We are at the beginning of a new entrepreneurial era, and the benefits for each of us and all of us are magnificent. They’re also numerous and multifaceted, and potentially quite revolutionary. Here is a way to distill them into three meta-virtues.
Control
Entrepreneurs – especially those who follow the principles of Individual Economics – understand that they can’t predict or control the future. The future is defined by uncertainty – we don’t know what is going to happen, irrespective of our own actions. In fact, there is a type of uncertainty identified by Peter G Klein, the leading economist of entrepreneurship, called Absolute Uncertainty. That’s when we have a large set of input options – actions we could take – each of which would generate a large array of possible outcomes. Choosing the inputs and anticipating the outcomes are both uncertain.
Entrepreneurs are individuals who embrace this uncertainty. What exactly does that mean? First, they recognize it as an environmental condition. They know they will never have enough knowledge to resolve the uncertainty. Everything is a possibility, nothing’s a certainty, and most things don’t even have a probability score. Entrepreneurs develop heuristics – decision making short cuts using as much knowledge as possible, but not waiting for certainty. They take action. They think in bets– making as good a bet as possible. If things turn out differently than they prefer, they learn, they re-assess and try another action.
With this pattern of action – assessment – re-assessment – more action, self-reliant individual entrepreneurs can experience a sense of control. The decisions are theirs, the actions are theirs, their attitude to unpredictable events is stable and positive. They choose their own ends, and choose the means they utilize to achieve those ends. They are free to change those means, or to adjust the ends they strive for.
There is no sense of failure, or even possibility of failure. There is a process, an action sequence, a continuous streak of entrepreneurial initiative that generates new knowledge, which, in turn, stimulates new actions. Entrepreneurship is a lifestyle choice.
When we settle for a subsidiary position as an employee in a hierarchical structure, we abase ourselves. We submit to the whims and preferences and rules and assignments and orders of others. We work towards their imagined futures, not our own. When we position ourselves as a node of entrepreneurial service in a network of collaborators and consumers, sharing knowledge, ideas and mutually beneficial service offerings, we elevate ourselves and others. We manage our possibilities by our hard work, our responsiveness to market signals in the network, our ideas and our initiatives.
Opportunity
We are all striving for self-betterment. Entrepreneurship is often described in terms of seizing opportunities. In fact, opportunities do not “exist”. They can only be described in retrospect, when an observer can identify the results of a successful initiative. But the entrepreneur did not know that success would be the outcome. The entrepreneur imagined a possible future, worked hard to attain that future, and made a lot of adjustments along the way. Entrepreneurs create opportunities.

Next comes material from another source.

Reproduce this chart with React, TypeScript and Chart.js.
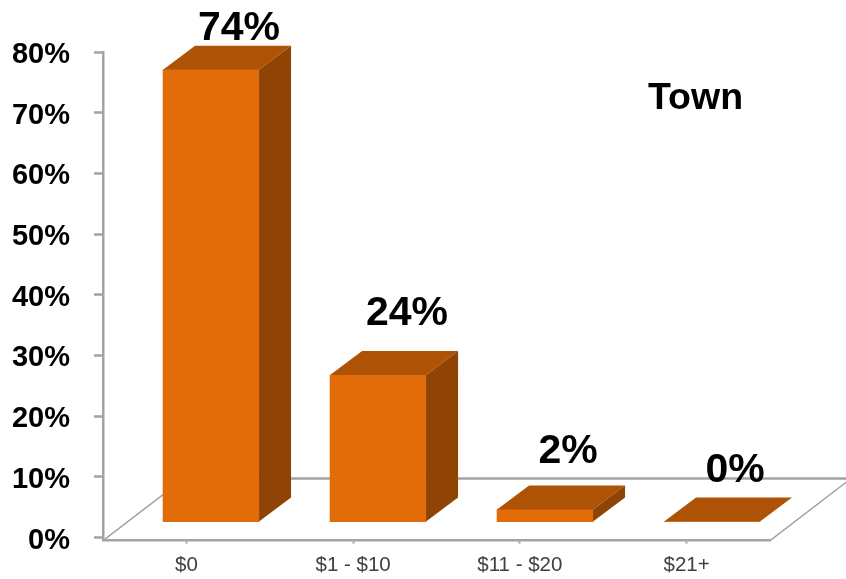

Indeed, creating opportunity is how entrepreneurs navigate uncertainty. The route to success is paved by the needs of others. Every person’s need is raw material and a source of energy for the entrepreneur. Every free market exchange occurs between a willing buyer and an eager entrepreneurial seller. It is because consumer needs always exist that entrepreneurs will always be able to create opportunity.
Fulfillment
When entrepreneurs look for possibilities, they are seeking ways to serve others. An expression of need or dissatisfaction with the current state of things by a consumer is a request to make things better. By offering to serve the consumer, to solve their problem and make their life better, the entrepreneur is creating a just and moral society of dynamic opportunity. The creative entrepreneurial society is directed towards betterment for all. In a society characterized by entrepreneurial order, there is no drive for redistribution, and no negotiation for a bigger slice of the pie among entrenched special interests or classes. There is only mutual betterment. The entrepreneur succeeds if the consumer feels better.
Entrepreneurship, therefore, is the most fulfilling life. It consists entirely of understanding what others want and need, and creating products and services to address those wants and needs. And then observing the results. Success? Then do more good. Not quite what the consumer wanted? Then readjust and try again for their approval. Move closer and closer towards the goal of perfect service for your fellow human beings.
Everyone of us has a hierarchy of needs. When we feel good about what we have attained at one level, we can move up to the next, and tackle something greater – a higher value. The entrepreneur can take the consumer on that journey to higher and higher values. It’s a collaborative climb to the top.
The New Mantra Of Entrepreneurship.
In the past, the life mantra communicated to us by parents and teachers has been something like this: “Get educated, then earn a salary by working for a company and climbing the corporate ladder over time.” The new mantra can be something different: “Know yourself, establish your uniqueness, then create value by serving your chosen customers in better and better ways.” You will have control over your life, create opportunity and find fulfillment.